Start of Source excerpt
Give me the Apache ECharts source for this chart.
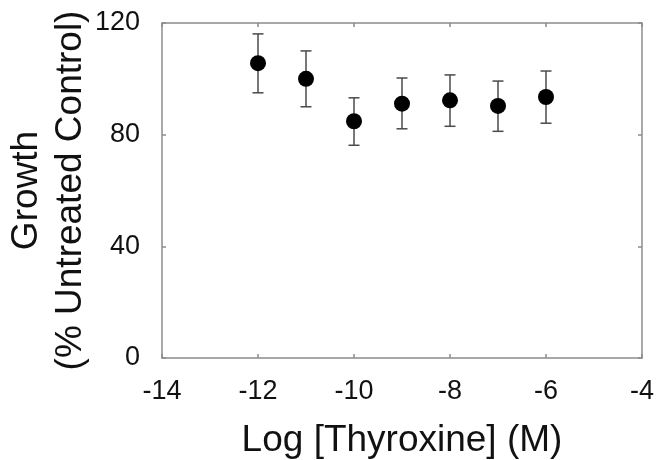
<!DOCTYPE html>
<html>
<head>
<meta charset="utf-8">
<script src="https://cdn.jsdelivr.net/npm/echarts@6/dist/echarts.min.js"></script>
<style>
  html, body { margin: 0; padding: 0; background: #fff; }
  #chart { width: 656px; height: 460px; }
</style>
</head>
<body>
<div id="chart"></div>
<script>
// data
const logDose = [-12, -11, -10, -9, -8, -7, -6];
const growth = [105.6, 100.0, 84.8, 91.1, 92.3, 90.3, 93.5];
const errHi = [116.1, 110.0, 93.2, 100.3, 101.4, 99.2, 102.8];
const errLo = [95.0, 90.0, 76.2, 82.1, 83.0, 81.2, 84.1];

const xTitle = 'Log [Thyroxine] (M)';
const yTitle = 'Growth\n(% Untreated Control)';

const axisGrey = '#8c8c8c';
const font = 'Liberation Sans, Arial, sans-serif';

const chart = echarts.init(document.getElementById('chart'));

const points = logDose.map((x, i) => [x, growth[i]]);
const bars = logDose.map((x, i) => [x, errLo[i], errHi[i]]);

// frame axes: bottom/left carry labels, top/right only mirror ticks
function frameAxis(extra) {
  return Object.assign({
    type: 'value',
    axisLine: { show: true, onZero: false, lineStyle: { color: axisGrey, width: 1.5 } },
    axisTick: { show: true, inside: true, length: 4, lineStyle: { color: axisGrey, width: 1.5 } },
    splitLine: { show: false }
  }, extra);
}

const option = {
  animation: false,
  grid: { left: 162, right: 14, top: 23, bottom: 102, containLabel: false, outerBoundsMode: 'none' },
  xAxis: [
    frameAxis({
      min: -14, max: -4, interval: 2,
      position: 'bottom',
      axisLabel: { color: '#111', fontSize: 27, fontFamily: font, margin: 20 },
      name: xTitle,
      nameLocation: 'middle',
      nameGap: 64,
      nameMoveOverlap: false,
      nameTextStyle: { color: '#111', fontSize: 37, fontFamily: font }
    }),
    frameAxis({
      min: -14, max: -4, interval: 2,
      position: 'top',
      axisLabel: { show: false }
    })
  ],
  yAxis: [
    frameAxis({
      min: 0, max: 120, interval: 40,
      position: 'left',
      axisLabel: { color: '#111', fontSize: 27, fontFamily: font, margin: 22 },
      name: yTitle,
      nameLocation: 'middle',
      nameGap: 69,
      nameMoveOverlap: false,
      nameTextStyle: { color: '#111', fontSize: 37, fontFamily: font, lineHeight: 44 }
    }),
    frameAxis({
      min: 0, max: 120, interval: 40,
      position: 'right',
      axisLabel: { show: false }
    })
  ],
  series: [
    {
      name: 'error',
      type: 'custom',
      data: bars,
      z: 1,
      renderItem: function (params, api) {
        const x = api.value(0);
        const lo = api.coord([x, api.value(1)]);
        const hi = api.coord([x, api.value(2)]);
        const w = 5.5;
        const style = { stroke: '#4a4a4a', lineWidth: 1.5 };
        return {
          type: 'group',
          children: [
            { type: 'line', shape: { x1: hi[0], y1: hi[1], x2: lo[0], y2: lo[1] }, style: style },
            { type: 'line', shape: { x1: hi[0] - w, y1: hi[1], x2: hi[0] + w, y2: hi[1] }, style: style },
            { type: 'line', shape: { x1: lo[0] - w, y1: lo[1], x2: lo[0] + w, y2: lo[1] }, style: style }
          ]
        };
      }
    },
    {
      name: 'growth',
      type: 'scatter',
      data: points,
      symbol: 'circle',
      symbolSize: 16,
      z: 3,
      itemStyle: { color: '#000', opacity: 1 }
    }
  ]
};

chart.setOption(option);
</script>
</body>
</html>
End of Source excerpt
Look at the listing and set down only the lines from its start through the line with "const bars = logDose.map((x, i)", word for word and without pictures.

Give me the Apache ECharts source for this chart.
<!DOCTYPE html>
<html>
<head>
<meta charset="utf-8">
<script src="https://cdn.jsdelivr.net/npm/echarts@6/dist/echarts.min.js"></script>
<style>
  html, body { margin: 0; padding: 0; background: #fff; }
  #chart { width: 656px; height: 460px; }
</style>
</head>
<body>
<div id="chart"></div>
<script>
// data
const logDose = [-12, -11, -10, -9, -8, -7, -6];
const growth = [105.6, 100.0, 84.8, 91.1, 92.3, 90.3, 93.5];
const errHi = [116.1, 110.0, 93.2, 100.3, 101.4, 99.2, 102.8];
const errLo = [95.0, 90.0, 76.2, 82.1, 83.0, 81.2, 84.1];

const xTitle = 'Log [Thyroxine] (M)';
const yTitle = 'Growth\n(% Untreated Control)';

const axisGrey = '#8c8c8c';
const font = 'Liberation Sans, Arial, sans-serif';

const chart = echarts.init(document.getElementById('chart'));

const points = logDose.map((x, i) => [x, growth[i]]);
const bars = logDose.map((x, i) => [x, errLo[i], errHi[i]]);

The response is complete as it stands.